Were our eyes permitted to perceive the legions of destructive demons surrounding us, the Talmud divulges (Berachos 6a), we would be unable to handle the sight.
The rabbis were referring to malevolent incorporeal beings, but the same might hold true about flesh-and-blood demons, some of whom occasionally slip into view.
Like Faisal Shahzad, the Connecticut man who tried to detonate a bomb in Times Square in May. Or Umar Farouk Abdulmutallab, the one-time London college student who attempted to detonate plastic explosives hidden in his underwear on a plane to Detroit. Or Colorado resident Najibullah Zazi, who planned to plant incendiary chemicals on New York City subways last year. Or Virginia-born Army psychiatrist Nidal Hasan, who opened fire at Fort Hood last November, killing 13 and wounding 30. Or Shirwa Ahmed, the college student from Minneapolis who drove a truck full of explosives into a UN building in Somalia, who was identified through his finger found at the scene. Or the four men accused of plotting to bomb synagogues in the Bronx.
Imagine if we could suddenly see every would-be terrorist, brightly marked somehow as such. The sight would surely chase us off the street, if not out of our minds; the memory would keep us up at night.
And then, of course, there are the big demons, the mullahcracy in Iran or the dementocracy of North Korea, and entities like Hamas and Hezbollah and Al Qaeda.
The readily visible demonisphere, especially for Jews, is frightening enough. The thought of an invisible world of would-be destroyers skulking around to our rights and our lefts might well drive us mad. Yet it would be naïve to imagine any dearth of demons these days.
Which is why there is Sukkos.
If they haven’t appeared already, impermanent structures of varied materials, shapes and sizes will soon enough be sprouting like post-rain mushrooms across Israel and throughout Jewish neighborhoods in cities around the world.
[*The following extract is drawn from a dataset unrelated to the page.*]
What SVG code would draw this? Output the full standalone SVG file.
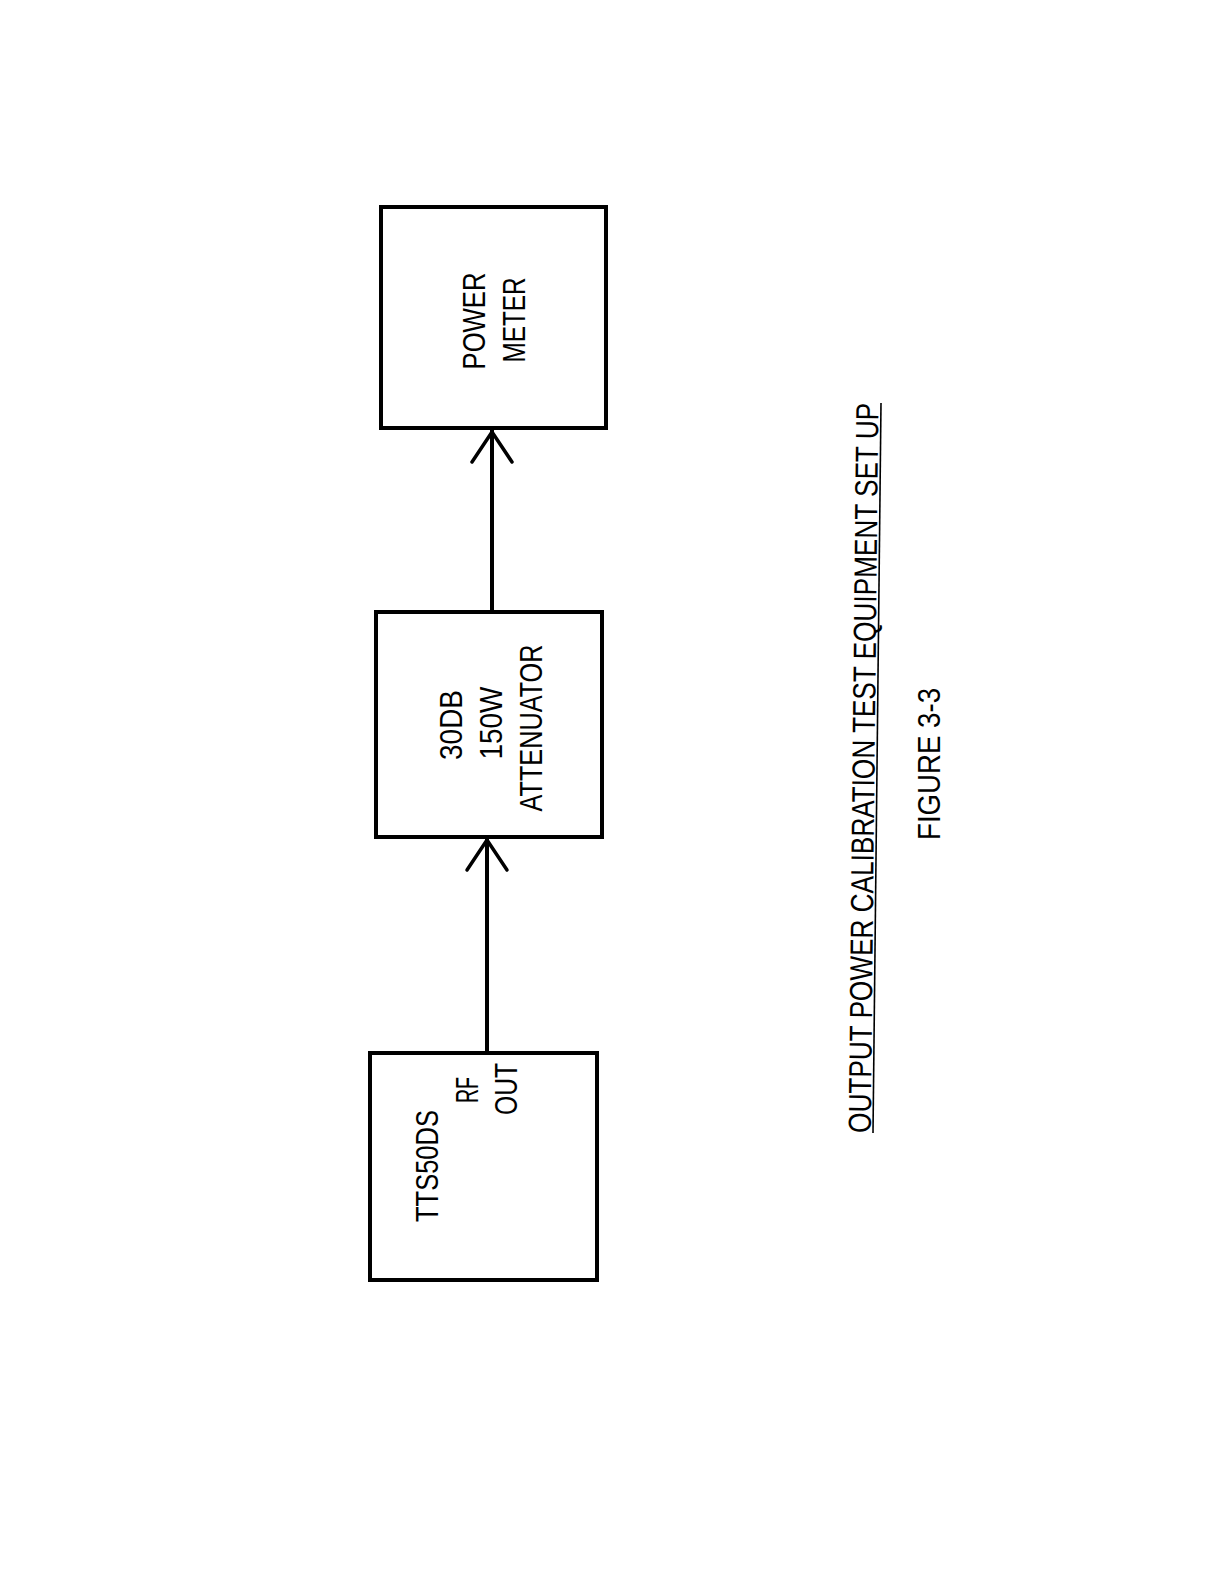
<svg xmlns="http://www.w3.org/2000/svg" width="1221" height="1584" viewBox="0 0 1221 1584">
<style>
.box{fill:#fff;stroke:#000;stroke-width:4}
.lbl{font-family:"Liberation Sans",Arial,sans-serif;font-size:32px;fill:#000;text-anchor:middle}
.wire{stroke:#000;stroke-width:4;fill:none}
.head{stroke:#000;stroke-width:3.5;fill:none;stroke-linecap:round;stroke-linejoin:round}
</style>
<rect width="1221" height="1584" fill="#fff"/>
<g id="power-meter">
<rect class="box" x="381" y="207" width="225" height="221"/>
<text class="lbl" transform="translate(485,321) rotate(-90)" textLength="97" lengthAdjust="spacingAndGlyphs">POWER</text>
<text class="lbl" transform="translate(525,320) rotate(-90)" textLength="85" lengthAdjust="spacingAndGlyphs">METER</text>
</g>
<g id="attenuator">
<rect class="box" x="376" y="612" width="226" height="225"/>
<text class="lbl" transform="translate(462,725) rotate(-90)" textLength="70" lengthAdjust="spacingAndGlyphs">30DB</text>
<text class="lbl" transform="translate(502,723) rotate(-90)" textLength="73" lengthAdjust="spacingAndGlyphs">150W</text>
<text class="lbl" transform="translate(542,728) rotate(-90)" textLength="167" lengthAdjust="spacingAndGlyphs">ATTENUATOR</text>
</g>
<g id="tts50ds">
<rect class="box" x="370" y="1053" width="227" height="227"/>
<text class="lbl" transform="translate(438,1166) rotate(-90)" textLength="112" lengthAdjust="spacingAndGlyphs">TTS50DS</text>
<text class="lbl" transform="translate(478,1090) rotate(-90)" textLength="26" lengthAdjust="spacingAndGlyphs">RF</text>
<text class="lbl" transform="translate(517,1089) rotate(-90)" textLength="52" lengthAdjust="spacingAndGlyphs">OUT</text>
</g>
<g id="connectors">
<line class="wire" x1="492" y1="612" x2="492" y2="430"/>
<polyline class="head" points="472,462 492,432 512,462"/>
<line class="wire" x1="487" y1="1053" x2="487" y2="839"/>
<polyline class="head" points="467,870 487,840 507,870"/>
</g>
<g id="caption">
<text class="lbl" transform="translate(874.5,768) rotate(-89.4)" textLength="730" lengthAdjust="spacingAndGlyphs">OUTPUT POWER CALIBRATION TEST EQUIPMENT SET UP</text>
<line x1="873" y1="1133" x2="881" y2="403" stroke="#000" stroke-width="1.6"/>
<text class="lbl" transform="translate(940,764) rotate(-90)" textLength="152" lengthAdjust="spacingAndGlyphs">FIGURE 3-3</text>
</g>
</svg>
The holiday of Sukkos takes its name from those structures, which Jews are enjoined by the Torah to inhabit for a week each year. The walls of sukkot can be made of any material. But, in fulfillment of Jewish tradition’s insistence that the dwellings be “temporary” in nature, their roofs must consist of pieces of unprocessed wood or vegetation, and the material may not be fastened in place.
At first glance, living in sukkot – by definition vulnerable to wind, rain and pests – would seem only to compound any innate Jewish proclivity to worry; the delicate dwellings might well only intensify Jewish anxiety. And yet, at least for Jews who appreciate the holiday’s import, just the opposite is true.
For Jewish tradition considers the sukkah symbolic of the divine “clouds of glory” that protected the ancestors of today’s Jews as they wandered in the desert after leaving Egypt. The miraculous clouds destroyed whatever obstacles or noxious creatures stood in the people’s path.
Thus, the sukkah represents a deep Jewish truth: Security is not a function of fortresses; it is a gift granted, ultimately, from above.
The Yiddish poem by Avraham Reisen (1876-1953) sung in countless sukkot well captures the idea. It paints the picture of a Jewish father sitting in his sukkah, as a storm rages. His anguished daughter tries to convince him that the sukkah is about to fall. He responds (rendered from the Yiddish):
Dear daughter, don’t fret;
It hasn’t fallen yet.
The sukkah’s fine; banish your fright.
There have been many such fears,
For nigh two thousand years;
Yet the little sukkah still stands upright.
Sukkos, of course, have in fact succumbed to storms. Jews, too, have fallen at the hands of ancient and modern murderers alike. But, as Reisen’s metaphor so poignantly reminds us, there is timeless meaning in the fact that the Jewish people has survived.
And the meaning lies in what the sukkah’s fragility implies – that true security, in the end, comes from only one place.
So all the world’s craziness and evil, all the unreason and hatred and plotting and violence and demons, cannot shake the serenity of the sukkah. We have, if only we merit it, an impenetrable shelter.
Beginning a month before Rosh Hashana, Psalm 27 is added to Jewish prayer services; it is recited twice a day, until the very end of the holiday when Jews live in sukkos. A verse in the Psalm, as it happens, even refers to one:
“For He will hide me in His sukkah,” King David sings of the Creator, “on the day of evil.”